The sixth verse sees Young Thug respecting Gucci Mane and referencing his past feud with rapper Jeezy while asking for forgiveness in regard to his plea deal, insisting he is not a "rat". The seventh and final verse is dedicated to his family. Young Thug highlights his father's devotion to the family, namely loving his stepchildren as his own, and mentions sharing his first million dollars with them out of love. Thug apologizes for the mistakes which have created challenges for them, addressing his parents in the closing lines: "Made some mistakes, now the game tryna ban me / They don't want your child no more, now they tryna Plan B me".

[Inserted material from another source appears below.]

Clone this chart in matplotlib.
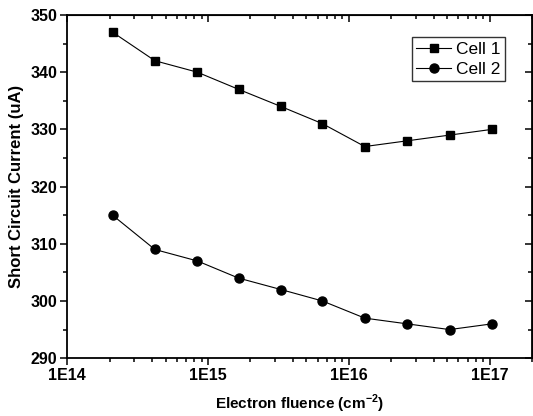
import numpy as np
import matplotlib
matplotlib.use("Agg")
import matplotlib.pyplot as plt
from matplotlib.ticker import FixedLocator, FuncFormatter, LogLocator, MultipleLocator

plt.rcParams['font.family'] = ['Liberation Sans', 'DejaVu Sans']
plt.rcParams['mathtext.fontset'] = 'custom'
plt.rcParams['mathtext.rm'] = 'Liberation Sans'
plt.rcParams['mathtext.bf'] = 'Liberation Sans:bold'

# Fluence (cm^-2) and short circuit current (uA)
fluence = [2.1e14, 4.2e14, 8.4e14, 1.65e15, 3.3e15, 6.5e15, 1.3e16, 2.6e16, 5.2e16, 1.04e17]
cell1 = [347, 342, 340, 337, 334, 331, 327, 328, 329, 330]
cell2 = [315, 309, 307, 304, 302, 300, 297, 296, 295, 296]
major_x = [1e14, 1e15, 1e16, 1e17]

fig = plt.figure(figsize=(5.33, 4.16), dpi=100)
ax = fig.add_axes([0.126, 0.139, 0.872, 0.825])

ax.plot(fluence, cell1, color='black', linewidth=0.8, marker='s', markersize=5.5, label='Cell 1')
ax.plot(fluence, cell2, color='black', linewidth=0.8, marker='o', markersize=6.5, label='Cell 2')

ax.set_xscale('log')
ax.set_xlim(1e14, 2e17)
ax.set_ylim(290, 350)

ax.xaxis.set_major_locator(FixedLocator(major_x))
ax.xaxis.set_major_formatter(FuncFormatter(lambda v, p: "1E%d" % round(np.log10(v))))
ax.xaxis.set_minor_locator(LogLocator(base=10, subs=np.arange(2, 10)))
ax.xaxis.set_minor_formatter(FuncFormatter(lambda v, p: ""))
ax.yaxis.set_major_locator(MultipleLocator(10))
ax.yaxis.set_minor_locator(MultipleLocator(5))

for s in ax.spines.values():
    s.set_linewidth(1.3)

ax.tick_params(which='both', direction='out', bottom=True, left=True, top=False, right=False, width=1.1)
ax.tick_params(which='major', length=5)
ax.tick_params(which='minor', length=3)
ax.tick_params(axis='both', labelsize=11.5, pad=2)
for lbl in ax.get_xticklabels() + ax.get_yticklabels():
    lbl.set_fontweight('bold')

# inward ticks on top and right side
sec_x = ax.secondary_xaxis('top')
sec_x.set_xscale('log')
sec_x.xaxis.set_major_locator(FixedLocator(major_x))
sec_x.xaxis.set_minor_locator(LogLocator(base=10, subs=np.arange(2, 10)))
sec_x.tick_params(which='both', direction='in', labeltop=False, width=1.1)
sec_x.tick_params(which='major', length=5)
sec_x.tick_params(which='minor', length=3)
sec_x.xaxis.set_major_formatter(FuncFormatter(lambda v, p: ""))
sec_x.xaxis.set_minor_formatter(FuncFormatter(lambda v, p: ""))

sec_y = ax.secondary_yaxis('right')
sec_y.yaxis.set_major_locator(MultipleLocator(10))
sec_y.yaxis.set_minor_locator(MultipleLocator(5))
sec_y.tick_params(which='both', direction='in', labelright=False, width=1.1)
sec_y.tick_params(which='major', length=5)
sec_y.tick_params(which='minor', length=3)

ax.set_xlabel(r'Electron fluence (cm$^{\mathbf{-2}}$)', fontsize=11, fontweight='bold', labelpad=7)
ax.set_ylabel('Short Circuit Current (uA)', fontsize=12, fontweight='bold', labelpad=5)

leg = ax.legend(loc='upper right', bbox_to_anchor=(0.942, 0.935), fontsize=12.5, frameon=True,
                fancybox=False, edgecolor='black', handlelength=2.0, handletextpad=0.3,
                borderpad=0.25, labelspacing=0.3, borderaxespad=0)
leg.get_frame().set_linewidth(1.0)

fig.savefig('out.png', dpi=100)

The song's intro and outro samples an AI generated soul song.

==Critical reception==
Armon Sadler of Vibe wrote "This is perhaps the most vulnerable Thugger has ever gotten, and for those who are fans of 'We Should' and 'We Ball,' they know that he is at his best when he is pouring his heart out over a beat as opposed to the standard rap flexes. It had been hard to be excited for Uy Scuti these last few months, but 'Man I Miss My Dogs' is a reminder of how exceptional Thug can be when he expresses himself through songs instead of tweets." Caleb Catlin of Vice commented: "Sure, people can rip this apart for chatty purposes. But the reason this works is that Young Thug bears himself emotionally. Over somber, throbbing production, he shelves his vocal dexterity and lavish gallivanting for the raw and honest. When Thug sings with the vocal sample, his voice cracks under his wheezy crooning." Deaundre Dixon of Earmilk stated "Ultimately, while it is refreshing to hear Thug so full of passion and vulnerability, the context is hard to ignore. The leaked calls, Thug's incessant desire to throw shade, and the constant reminders of interpersonal philanthropy, leave some of the sentiments feeling hollow at best, and manipulative and self-deprecating at worst. The feelings may be genuine, but in the setting of the song, there's a certain sense of real sincerity that seems to be lacking at times."

HotNewHipHop ranked the song as the 15th best rap song of 2025.

==Music video==
The music video was released alongside the single. It sees Young Thug rapping the song and includes home videos of his family.